Смятенная психология главного героя Андрея Старцова обусловила, как писал Федин еще в 1951 году, «мятежную» композицию романа: сюжет начинается с конца, многогранное сплетение, расхождение сюжетных линий, повествование неожиданно обрывается лирико-публицистическими отступлениями, события, города и годы сменяют друг друга в динамике резких контрастов. В советской литературе, пожалуй, нет ни одного романа о гражданской войне, где бы так отчетливо слышалась «музыка революции» и в праздниках победы, и в самом трудном, роковом, губительном. По «ветряному», порывистому, переменчивому ритму «Города и годы» своего рода «Двенадцать» Блока в прозе, с тем философско-психологическим и социально-историческим размахом, который доступен только эпосу.
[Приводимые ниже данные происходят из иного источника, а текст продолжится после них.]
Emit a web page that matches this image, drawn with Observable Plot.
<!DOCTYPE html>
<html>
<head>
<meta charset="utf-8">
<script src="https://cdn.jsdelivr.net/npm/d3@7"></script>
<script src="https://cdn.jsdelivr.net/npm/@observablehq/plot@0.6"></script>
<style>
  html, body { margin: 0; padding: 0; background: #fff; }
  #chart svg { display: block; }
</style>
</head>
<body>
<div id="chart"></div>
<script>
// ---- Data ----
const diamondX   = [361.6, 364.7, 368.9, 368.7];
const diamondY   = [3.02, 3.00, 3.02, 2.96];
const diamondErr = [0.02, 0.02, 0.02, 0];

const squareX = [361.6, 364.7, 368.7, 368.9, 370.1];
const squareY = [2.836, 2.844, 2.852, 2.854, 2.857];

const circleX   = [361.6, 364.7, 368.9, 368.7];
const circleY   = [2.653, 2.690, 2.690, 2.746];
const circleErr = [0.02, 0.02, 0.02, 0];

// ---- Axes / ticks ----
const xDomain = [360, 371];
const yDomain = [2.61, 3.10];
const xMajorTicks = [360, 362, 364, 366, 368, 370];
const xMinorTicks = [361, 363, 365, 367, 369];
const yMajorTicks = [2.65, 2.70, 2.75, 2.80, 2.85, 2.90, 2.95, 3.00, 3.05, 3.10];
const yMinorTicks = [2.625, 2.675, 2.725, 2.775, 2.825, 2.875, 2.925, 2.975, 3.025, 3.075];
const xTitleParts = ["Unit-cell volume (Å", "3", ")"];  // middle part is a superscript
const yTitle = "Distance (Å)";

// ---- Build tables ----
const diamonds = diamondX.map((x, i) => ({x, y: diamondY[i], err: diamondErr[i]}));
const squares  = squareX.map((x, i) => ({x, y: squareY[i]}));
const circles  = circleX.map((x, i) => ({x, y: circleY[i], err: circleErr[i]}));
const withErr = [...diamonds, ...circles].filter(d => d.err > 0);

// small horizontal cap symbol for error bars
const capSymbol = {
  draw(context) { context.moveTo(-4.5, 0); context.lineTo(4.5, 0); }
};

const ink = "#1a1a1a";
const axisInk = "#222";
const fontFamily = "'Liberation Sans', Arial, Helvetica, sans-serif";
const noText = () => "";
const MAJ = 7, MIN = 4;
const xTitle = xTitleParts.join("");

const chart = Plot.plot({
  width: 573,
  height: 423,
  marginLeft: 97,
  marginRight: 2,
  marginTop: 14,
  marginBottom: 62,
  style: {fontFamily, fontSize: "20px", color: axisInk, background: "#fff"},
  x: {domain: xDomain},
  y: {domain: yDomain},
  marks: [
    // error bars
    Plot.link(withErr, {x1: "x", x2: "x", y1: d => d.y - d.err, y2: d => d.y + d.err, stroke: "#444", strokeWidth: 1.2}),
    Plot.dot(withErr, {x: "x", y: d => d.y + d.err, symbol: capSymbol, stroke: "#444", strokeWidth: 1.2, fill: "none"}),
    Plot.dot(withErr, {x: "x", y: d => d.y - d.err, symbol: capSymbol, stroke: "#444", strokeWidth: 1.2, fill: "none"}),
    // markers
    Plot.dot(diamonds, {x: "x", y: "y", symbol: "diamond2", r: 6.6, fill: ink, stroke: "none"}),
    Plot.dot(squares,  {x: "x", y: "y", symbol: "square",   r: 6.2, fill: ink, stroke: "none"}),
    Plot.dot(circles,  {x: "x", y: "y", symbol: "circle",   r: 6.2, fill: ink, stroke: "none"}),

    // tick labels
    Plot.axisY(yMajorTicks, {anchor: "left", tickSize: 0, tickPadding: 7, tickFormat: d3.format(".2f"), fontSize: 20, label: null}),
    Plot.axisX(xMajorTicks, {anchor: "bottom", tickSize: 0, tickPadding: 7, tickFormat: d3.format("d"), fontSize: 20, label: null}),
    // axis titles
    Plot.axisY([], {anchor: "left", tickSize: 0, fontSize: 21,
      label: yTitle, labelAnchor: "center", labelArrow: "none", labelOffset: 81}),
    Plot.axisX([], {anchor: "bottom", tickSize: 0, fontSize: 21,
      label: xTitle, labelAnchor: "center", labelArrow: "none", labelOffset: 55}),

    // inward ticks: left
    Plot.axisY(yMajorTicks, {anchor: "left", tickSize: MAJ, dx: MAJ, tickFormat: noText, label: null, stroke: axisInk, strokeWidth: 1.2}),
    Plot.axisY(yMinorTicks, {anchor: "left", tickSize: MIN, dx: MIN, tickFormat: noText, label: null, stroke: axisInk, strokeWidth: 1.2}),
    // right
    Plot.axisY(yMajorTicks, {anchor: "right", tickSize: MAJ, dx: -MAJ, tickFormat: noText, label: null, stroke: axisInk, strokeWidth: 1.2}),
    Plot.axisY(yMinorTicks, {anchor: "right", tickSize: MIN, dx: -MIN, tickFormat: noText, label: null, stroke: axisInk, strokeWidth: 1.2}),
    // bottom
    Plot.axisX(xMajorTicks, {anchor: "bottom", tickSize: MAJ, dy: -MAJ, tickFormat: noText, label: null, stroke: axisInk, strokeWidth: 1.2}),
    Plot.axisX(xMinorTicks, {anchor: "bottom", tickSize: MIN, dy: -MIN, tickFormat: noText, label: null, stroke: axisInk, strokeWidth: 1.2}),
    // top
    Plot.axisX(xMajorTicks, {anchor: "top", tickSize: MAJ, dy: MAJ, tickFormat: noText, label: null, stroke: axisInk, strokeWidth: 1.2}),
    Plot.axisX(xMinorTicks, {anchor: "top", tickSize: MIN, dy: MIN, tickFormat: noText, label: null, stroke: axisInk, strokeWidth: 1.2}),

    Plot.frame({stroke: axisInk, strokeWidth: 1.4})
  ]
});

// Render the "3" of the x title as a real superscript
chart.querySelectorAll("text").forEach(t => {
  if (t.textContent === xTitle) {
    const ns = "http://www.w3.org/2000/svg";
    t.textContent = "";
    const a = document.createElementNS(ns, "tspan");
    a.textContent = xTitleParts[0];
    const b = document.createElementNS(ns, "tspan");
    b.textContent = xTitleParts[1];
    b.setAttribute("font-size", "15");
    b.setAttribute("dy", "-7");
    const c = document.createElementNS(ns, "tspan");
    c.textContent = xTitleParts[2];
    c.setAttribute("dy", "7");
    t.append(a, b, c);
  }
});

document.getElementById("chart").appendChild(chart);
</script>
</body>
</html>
По индивидуальным особенностям своего таланта Федин — мастер эпического жанра, и трудно переоценить вклад, который внес он в русский советский роман, обогатив его образами коммунистов-революционеров, непревзойденными картинами природы родного Поволжья (Федин родился на Волге, в Саратове, в 1892 году), поэзией могучего и свободного, меткого и строгого, живописного и музыкального русского языка.
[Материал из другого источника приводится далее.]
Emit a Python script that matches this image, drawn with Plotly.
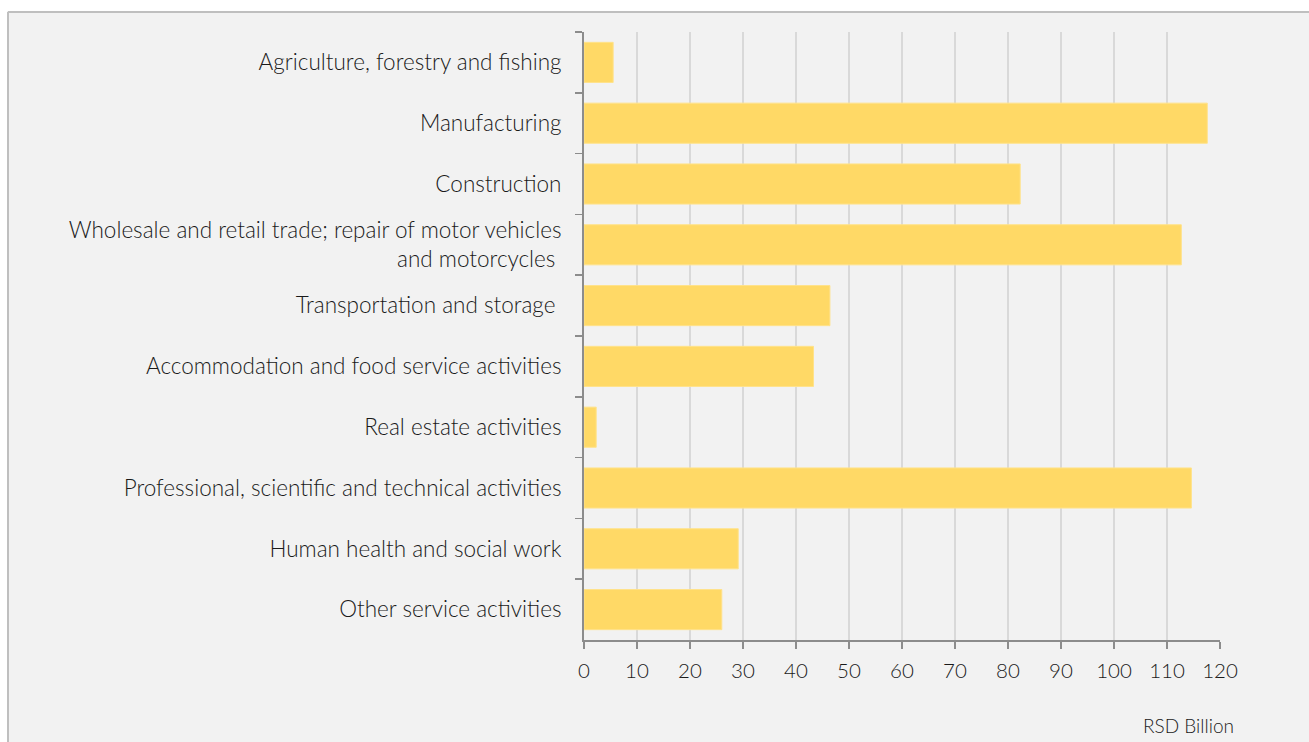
import plotly.graph_objects as go

categories = [
    "Agriculture, forestry and fishing",
    "Manufacturing",
    "Construction",
    "Wholesale and retail trade; repair of motor vehicles<br>and motorcycles\u00a0",
    "Transportation and storage\u00a0",
    "Accommodation and food service activities",
    "Real estate activities",
    "Professional, scientific and technical activities",
    "Human health and social work",
    "Other service activities",
]
values = [5.5, 117.6, 82.3, 112.7, 46.4, 43.3, 2.3, 114.6, 29.1, 26.0]
x_ticks = list(range(0, 121, 10))
unit_label = "RSD Billion"

W, H = 1309, 742
L, R, T, B = 584, 1220, 32, 640


def px(x):
    return (x - L) / (R - L)


def py(y):
    return (B - y) / (B - T)


FONT = "Lato"
TXT = "#1a1a1a"
AXIS = "#8c8c8c"

fig = go.Figure(
    go.Bar(
        x=values,
        y=categories,
        orientation="h",
        marker=dict(color="#ffd966", line=dict(color="#ffe28a", width=1)),
        width=0.66,
    )
)

fig.update_layout(
    width=W,
    height=H,
    margin=dict(l=L, r=W - R, t=T, b=H - B),
    paper_bgcolor="#f2f2f2",
    plot_bgcolor="#f2f2f2",
    showlegend=False,
    font=dict(family=FONT, size=22, color=TXT, weight=300),
    xaxis=dict(
        range=[0, 120],
        tickmode="array",
        tickvals=x_ticks,
        ticktext=[str(v) for v in x_ticks],
        ticks="outside",
        ticklen=7,
        tickwidth=1.5,
        tickcolor=AXIS,
        showline=True,
        linecolor=AXIS,
        linewidth=2,
        showgrid=True,
        gridcolor="#d9d9d9",
        gridwidth=1.5,
        zeroline=False,
        ticklabelstandoff=4,
        tickfont=dict(family=FONT, size=20.5, color=TXT, weight=300),
        fixedrange=True,
    ),
    yaxis=dict(
        autorange="reversed",
        ticks="outside",
        tickson="boundaries",
        ticklen=7,
        tickwidth=1.5,
        tickcolor=AXIS,
        showline=True,
        linecolor=AXIS,
        linewidth=2,
        showgrid=False,
        ticklabelstandoff=16,
        tickfont=dict(family=FONT, size=22.5, color=TXT, weight=300),
        fixedrange=True,
    ),
    shapes=[
        dict(type="rect", xref="paper", yref="paper",
             x0=px(0), x1=px(W), y0=py(11), y1=py(0),
             fillcolor="white", line=dict(width=0), layer="above"),
        dict(type="rect", xref="paper", yref="paper",
             x0=px(0), x1=px(7), y0=py(H), y1=py(0),
             fillcolor="white", line=dict(width=0), layer="above"),
        dict(type="line", xref="paper", yref="paper",
             x0=px(8), x1=px(8), y0=py(H), y1=py(12),
             line=dict(color="#bfbfbf", width=2), layer="above"),
        dict(type="line", xref="paper", yref="paper",
             x0=px(8), x1=px(W), y0=py(12), y1=py(12),
             line=dict(color="#bfbfbf", width=2), layer="above"),
    ],
    annotations=[
        dict(text=unit_label, xref="paper", yref="paper",
             x=px(1236), y=py(725), xanchor="right", yanchor="middle",
             showarrow=False, font=dict(family=FONT, size=19, color=TXT, weight=300)),
    ],
)

fig.write_html(
    "out.html",
    config={"displayModeBar": False, "staticPlot": True},
    post_script="document.body.style.margin='0';document.body.style.overflow='hidden';",
)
Если говорить о творческом пути Федина, то прежде всего надо рассказать о семи его романах, начиная с «Городов и годов» и кончая «Костром».
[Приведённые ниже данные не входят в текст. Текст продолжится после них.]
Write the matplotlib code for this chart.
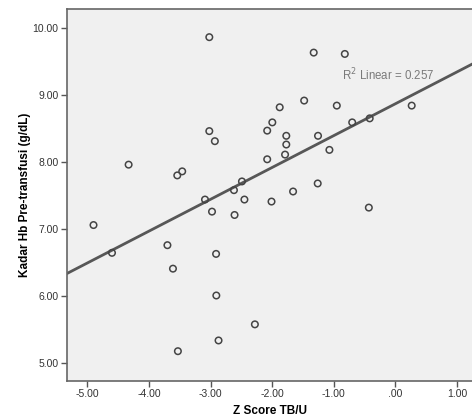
import matplotlib
matplotlib.use("Agg")
import matplotlib.pyplot as plt
import numpy as np
from matplotlib.ticker import FuncFormatter

plt.rcParams['font.family'] = ['Liberation Sans', 'DejaVu Sans']

z_score = [-3.02, -3.02, -2.93, -4.33, -3.54, -3.46, -3.09, -2.62,
           -1.325, -0.82, -1.48, -1.877, -0.95, 0.266, -1.997, -2.08,
           -1.77, -1.77, -1.79, -1.255, -0.70, -0.416, -1.07, -2.08,
           -2.49, -2.45, -2.01, -1.66, -1.26, -0.43, -4.90, -4.60,
           -3.70, -3.61, -2.976, -2.61, -2.91, -2.906, -2.87, -3.53, -2.28]
hb = [9.86, 8.46, 8.31, 7.96, 7.80, 7.86, 7.44, 7.58,
      9.63, 9.61, 8.915, 8.815, 8.84, 8.84, 8.59, 8.467,
      8.39, 8.26, 8.11, 8.39, 8.59, 8.65, 8.18, 8.04,
      7.71, 7.44, 7.41, 7.56, 7.68, 7.32, 7.06, 6.646,
      6.76, 6.41, 7.26, 7.21, 6.63, 6.01, 5.34, 5.18, 5.58]
x_ticks = [-5.0, -4.0, -3.0, -2.0, -1.0, 0.0, 1.0]
y_ticks = [5.0, 6.0, 7.0, 8.0, 9.0, 10.0]
r2_label = "R$^2$ Linear = 0.257"

x = np.array(z_score)
y = np.array(hb)

fig = plt.figure(figsize=(4.72, 4.2), dpi=100)
ax = fig.add_axes([0.142, 0.0929, 0.858, 0.8857])
ax.set_facecolor('#F0F0F0')

xmin, xmax = -5.33, 1.245
ax.set_xlim(xmin, xmax)
ax.set_ylim(4.736, 10.28)

slope, intercept = np.polyfit(x, y, 1)
xl = np.array([xmin, xmax])
ax.plot(xl, intercept + slope * xl, color='#575757', lw=2.0, zorder=2)

ax.scatter(x, y, s=22, facecolors='none', edgecolors='#444444', linewidths=1.1, zorder=3)

ax.text(0.906, 0.823, r2_label, transform=ax.transAxes, ha='right', va='center',
        fontsize=8.3, color='#7a7a7a')

ax.set_xticks(x_ticks)
ax.set_yticks(y_ticks)

def xfmt(v, pos):
    s = f"{v:.2f}"
    if s.startswith("0."):
        s = s[1:]
    if s == "-0.00":
        s = ".00"
    return s

ax.xaxis.set_major_formatter(FuncFormatter(xfmt))
ax.yaxis.set_major_formatter(FuncFormatter(lambda v, p: f"{v:.2f}"))
ax.tick_params(axis='both', direction='out', length=4, width=1, color='#555555',
               labelsize=7.5, labelcolor='#333333', pad=2)

for side in ['left', 'bottom', 'top']:
    ax.spines[side].set_color('#666666')
    ax.spines[side].set_linewidth(1.2)
ax.spines['right'].set_visible(False)

ax.set_xlabel("Z Score TB/U", fontsize=8.5, fontweight='bold', labelpad=4)
ax.set_ylabel("Kadar Hb Pre-transfusi (g/dL)", fontsize=8.5, fontweight='bold', labelpad=1)

fig.savefig("out.png", dpi=100, facecolor='white')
«С 1922 до 1924 года я писал роман „Города и годы“, — вспоминал Федин в автобиографии. — Всем своим строем он как бы выразил пройденный мною путь: по существу это было образным осмысливанием переживаний мировой войны, вынесенных из германского плена, и жизненного опыта, которым щедро наделяла революция… С приходом к власти Гитлера немецкий перевод этого романа был сожжен в Германии вместе с другими книгами, разоблачавшими первую мировую войну»[3].
Отвращение к милитаризму и шовинизму, опыт, которым продолжала щедро наделять революция, определили и весь дальнейший творческий путь Федина, последовательного интернационалиста и воинствующего гуманиста.
Тема следующего романа «Братья» (1928) — искусство и революция. Она волновала Федина и в «Городах и годах», хотя и не является там основной.
Знаменательны слова Курта Вана, обращенные к Андрею Старцову, — о том, что революция должна по-новому решить вопросы искусства, ибо старый «клей» не годится, он не может «склеить людей в человечество».
В статье «Об едином хозяйственном плане» (февраль 1921 года) Владимир Ильич Ленин писал, что «инженер придет к признанию коммунизма не так, как пришел подпольщик-пропагандист, литератор, а через данные своей науки, что по-своему придет к признанию коммунизма агроном, по своему лесовод и т. д.»[4]
«По-своему» особенно убедительно звучит применительно к искусству, где каждый художник индивидуален. Но даже самая сильная, яркая индивидуальность только тогда подымется на вершину подлинного искусства, когда ее талант вольется в общенародное дело, станет народным.